*Written exercise:* Each line below should be quoted exactly, please.

start Dataset section

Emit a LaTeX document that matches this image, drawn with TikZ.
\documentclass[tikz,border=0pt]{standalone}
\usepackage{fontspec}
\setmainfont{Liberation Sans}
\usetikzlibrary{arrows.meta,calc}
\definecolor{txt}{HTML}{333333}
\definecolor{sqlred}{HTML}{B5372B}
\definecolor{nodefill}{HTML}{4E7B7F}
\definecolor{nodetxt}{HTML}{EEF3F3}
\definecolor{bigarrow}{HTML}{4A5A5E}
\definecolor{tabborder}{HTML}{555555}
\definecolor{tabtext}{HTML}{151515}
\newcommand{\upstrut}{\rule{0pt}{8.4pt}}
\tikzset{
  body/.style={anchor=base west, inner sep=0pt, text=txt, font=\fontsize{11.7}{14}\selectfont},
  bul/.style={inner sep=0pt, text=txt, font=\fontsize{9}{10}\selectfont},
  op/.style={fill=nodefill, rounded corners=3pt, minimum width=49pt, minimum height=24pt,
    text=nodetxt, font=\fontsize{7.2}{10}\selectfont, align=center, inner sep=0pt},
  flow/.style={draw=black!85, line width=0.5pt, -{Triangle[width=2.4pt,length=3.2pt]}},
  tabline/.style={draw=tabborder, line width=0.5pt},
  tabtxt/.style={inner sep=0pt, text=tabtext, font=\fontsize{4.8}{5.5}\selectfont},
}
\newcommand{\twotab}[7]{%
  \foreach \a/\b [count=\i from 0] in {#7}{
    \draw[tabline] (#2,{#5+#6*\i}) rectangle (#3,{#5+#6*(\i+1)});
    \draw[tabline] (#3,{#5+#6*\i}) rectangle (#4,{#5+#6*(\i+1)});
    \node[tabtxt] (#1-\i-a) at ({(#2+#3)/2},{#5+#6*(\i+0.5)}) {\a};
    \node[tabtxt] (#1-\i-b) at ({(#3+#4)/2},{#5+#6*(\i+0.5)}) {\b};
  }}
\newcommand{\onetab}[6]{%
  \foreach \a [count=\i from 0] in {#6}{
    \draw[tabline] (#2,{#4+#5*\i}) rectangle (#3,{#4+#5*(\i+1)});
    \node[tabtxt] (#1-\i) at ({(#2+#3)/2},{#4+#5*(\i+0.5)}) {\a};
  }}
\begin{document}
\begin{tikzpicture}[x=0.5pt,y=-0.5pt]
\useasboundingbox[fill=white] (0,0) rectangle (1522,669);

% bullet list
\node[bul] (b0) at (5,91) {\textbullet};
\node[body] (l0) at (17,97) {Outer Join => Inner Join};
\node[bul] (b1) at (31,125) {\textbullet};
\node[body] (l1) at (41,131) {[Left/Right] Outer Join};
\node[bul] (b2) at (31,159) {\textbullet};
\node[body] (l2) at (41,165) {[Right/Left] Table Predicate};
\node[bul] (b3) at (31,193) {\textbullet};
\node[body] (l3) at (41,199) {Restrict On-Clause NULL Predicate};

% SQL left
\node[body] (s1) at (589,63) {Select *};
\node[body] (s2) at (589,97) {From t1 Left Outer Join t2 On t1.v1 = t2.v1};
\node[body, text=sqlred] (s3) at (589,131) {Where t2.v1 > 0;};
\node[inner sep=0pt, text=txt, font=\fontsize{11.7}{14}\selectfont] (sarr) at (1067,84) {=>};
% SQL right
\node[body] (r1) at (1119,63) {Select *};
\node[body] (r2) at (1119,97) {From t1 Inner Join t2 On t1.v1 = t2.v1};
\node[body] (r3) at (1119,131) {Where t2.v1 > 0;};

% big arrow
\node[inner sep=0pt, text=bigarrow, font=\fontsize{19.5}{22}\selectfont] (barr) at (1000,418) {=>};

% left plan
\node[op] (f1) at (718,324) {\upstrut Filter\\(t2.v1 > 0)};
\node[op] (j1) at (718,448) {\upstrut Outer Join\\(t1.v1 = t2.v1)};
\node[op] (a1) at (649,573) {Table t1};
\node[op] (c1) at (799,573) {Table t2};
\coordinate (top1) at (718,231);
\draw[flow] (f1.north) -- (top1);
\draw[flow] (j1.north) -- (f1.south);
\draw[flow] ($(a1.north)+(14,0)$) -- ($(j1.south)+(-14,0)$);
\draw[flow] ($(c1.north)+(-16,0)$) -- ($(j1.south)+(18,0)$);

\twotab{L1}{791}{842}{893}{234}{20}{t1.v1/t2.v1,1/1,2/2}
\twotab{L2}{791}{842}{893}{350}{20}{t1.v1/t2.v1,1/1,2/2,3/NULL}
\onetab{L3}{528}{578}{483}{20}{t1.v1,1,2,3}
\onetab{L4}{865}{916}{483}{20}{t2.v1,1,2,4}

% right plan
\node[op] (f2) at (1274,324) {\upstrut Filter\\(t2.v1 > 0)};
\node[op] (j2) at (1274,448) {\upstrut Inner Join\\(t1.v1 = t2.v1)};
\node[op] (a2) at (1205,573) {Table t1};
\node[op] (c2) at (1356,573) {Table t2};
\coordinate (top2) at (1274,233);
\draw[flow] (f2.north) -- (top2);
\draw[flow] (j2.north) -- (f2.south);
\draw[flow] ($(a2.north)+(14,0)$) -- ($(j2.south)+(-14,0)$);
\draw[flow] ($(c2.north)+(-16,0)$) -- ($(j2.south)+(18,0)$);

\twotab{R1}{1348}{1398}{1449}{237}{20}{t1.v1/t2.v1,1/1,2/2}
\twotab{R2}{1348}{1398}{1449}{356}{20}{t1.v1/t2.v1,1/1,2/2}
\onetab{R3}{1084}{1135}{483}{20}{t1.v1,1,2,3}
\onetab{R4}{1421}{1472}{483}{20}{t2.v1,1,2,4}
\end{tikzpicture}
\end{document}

end Dataset section

*Reply to the task:*
Emit a LaTeX document that matches this image, drawn with TikZ.
\documentclass[tikz,border=0pt]{standalone}
\usepackage{fontspec}
\setmainfont{Liberation Sans}
\usetikzlibrary{arrows.meta,calc}
\definecolor{txt}{HTML}{333333}
\definecolor{sqlred}{HTML}{B5372B}
\definecolor{nodefill}{HTML}{4E7B7F}
\definecolor{nodetxt}{HTML}{EEF3F3}
\definecolor{bigarrow}{HTML}{4A5A5E}
\definecolor{tabborder}{HTML}{555555}
\definecolor{tabtext}{HTML}{151515}
\newcommand{\upstrut}{\rule{0pt}{8.4pt}}
\tikzset{
  body/.style={anchor=base west, inner sep=0pt, text=txt, font=\fontsize{11.7}{14}\selectfont},
  bul/.style={inner sep=0pt, text=txt, font=\fontsize{9}{10}\selectfont},
  op/.style={fill=nodefill, rounded corners=3pt, minimum width=49pt, minimum height=24pt,
    text=nodetxt, font=\fontsize{7.2}{10}\selectfont, align=center, inner sep=0pt},
  flow/.style={draw=black!85, line width=0.5pt, -{Triangle[width=2.4pt,length=3.2pt]}},
  tabline/.style={draw=tabborder, line width=0.5pt},
  tabtxt/.style={inner sep=0pt, text=tabtext, font=\fontsize{4.8}{5.5}\selectfont},
}
\newcommand{\twotab}[7]{%
  \foreach \a/\b [count=\i from 0] in {#7}{
    \draw[tabline] (#2,{#5+#6*\i}) rectangle (#3,{#5+#6*(\i+1)});
    \draw[tabline] (#3,{#5+#6*\i}) rectangle (#4,{#5+#6*(\i+1)});
    \node[tabtxt] (#1-\i-a) at ({(#2+#3)/2},{#5+#6*(\i+0.5)}) {\a};
    \node[tabtxt] (#1-\i-b) at ({(#3+#4)/2},{#5+#6*(\i+0.5)}) {\b};
  }}
\newcommand{\onetab}[6]{%
  \foreach \a [count=\i from 0] in {#6}{
    \draw[tabline] (#2,{#4+#5*\i}) rectangle (#3,{#4+#5*(\i+1)});
    \node[tabtxt] (#1-\i) at ({(#2+#3)/2},{#4+#5*(\i+0.5)}) {\a};
  }}
\begin{document}
\begin{tikzpicture}[x=0.5pt,y=-0.5pt]
\useasboundingbox[fill=white] (0,0) rectangle (1522,669);

% bullet list
\node[bul] (b0) at (5,91) {\textbullet};
\node[body] (l0) at (17,97) {Outer Join => Inner Join};
\node[bul] (b1) at (31,125) {\textbullet};
\node[body] (l1) at (41,131) {[Left/Right] Outer Join};
\node[bul] (b2) at (31,159) {\textbullet};
\node[body] (l2) at (41,165) {[Right/Left] Table Predicate};
\node[bul] (b3) at (31,193) {\textbullet};
\node[body] (l3) at (41,199) {Restrict On-Clause NULL Predicate};

% SQL left
\node[body] (s1) at (589,63) {Select *};
\node[body] (s2) at (589,97) {From t1 Left Outer Join t2 On t1.v1 = t2.v1};
\node[body, text=sqlred] (s3) at (589,131) {Where t2.v1 > 0;};
\node[inner sep=0pt, text=txt, font=\fontsize{11.7}{14}\selectfont] (sarr) at (1067,84) {=>};
% SQL right
\node[body] (r1) at (1119,63) {Select *};
\node[body] (r2) at (1119,97) {From t1 Inner Join t2 On t1.v1 = t2.v1};
\node[body] (r3) at (1119,131) {Where t2.v1 > 0;};

% big arrow
\node[inner sep=0pt, text=bigarrow, font=\fontsize{19.5}{22}\selectfont] (barr) at (1000,418) {=>};

% left plan
\node[op] (f1) at (718,324) {\upstrut Filter\\(t2.v1 > 0)};
\node[op] (j1) at (718,448) {\upstrut Outer Join\\(t1.v1 = t2.v1)};
\node[op] (a1) at (649,573) {Table t1};
\node[op] (c1) at (799,573) {Table t2};
\coordinate (top1) at (718,231);
\draw[flow] (f1.north) -- (top1);
\draw[flow] (j1.north) -- (f1.south);
\draw[flow] ($(a1.north)+(14,0)$) -- ($(j1.south)+(-14,0)$);
\draw[flow] ($(c1.north)+(-16,0)$) -- ($(j1.south)+(18,0)$);

\twotab{L1}{791}{842}{893}{234}{20}{t1.v1/t2.v1,1/1,2/2}
\twotab{L2}{791}{842}{893}{350}{20}{t1.v1/t2.v1,1/1,2/2,3/NULL}
\onetab{L3}{528}{578}{483}{20}{t1.v1,1,2,3}
\onetab{L4}{865}{916}{483}{20}{t2.v1,1,2,4}

% right plan
\node[op] (f2) at (1274,324) {\upstrut Filter\\(t2.v1 > 0)};
\node[op] (j2) at (1274,448) {\upstrut Inner Join\\(t1.v1 = t2.v1)};
\node[op] (a2) at (1205,573) {Table t1};
\node[op] (c2) at (1356,573) {Table t2};
\coordinate (top2) at (1274,233);
\draw[flow] (f2.north) -- (top2);
\draw[flow] (j2.north) -- (f2.south);
\draw[flow] ($(a2.north)+(14,0)$) -- ($(j2.south)+(-14,0)$);
\draw[flow] ($(c2.north)+(-16,0)$) -- ($(j2.south)+(18,0)$);

\twotab{R1}{1348}{1398}{1449}{237}{20}{t1.v1/t2.v1,1/1,2/2}
\twotab{R2}{1348}{1398}{1449}{356}{20}{t1.v1/t2.v1,1/1,2/2}
\onetab{R3}{1084}{1135}{483}{20}{t1.v1,1,2,3}
\onetab{R4}{1421}{1472}{483}{20}{t2.v1,1,2,4}
\end{tikzpicture}
\end{document}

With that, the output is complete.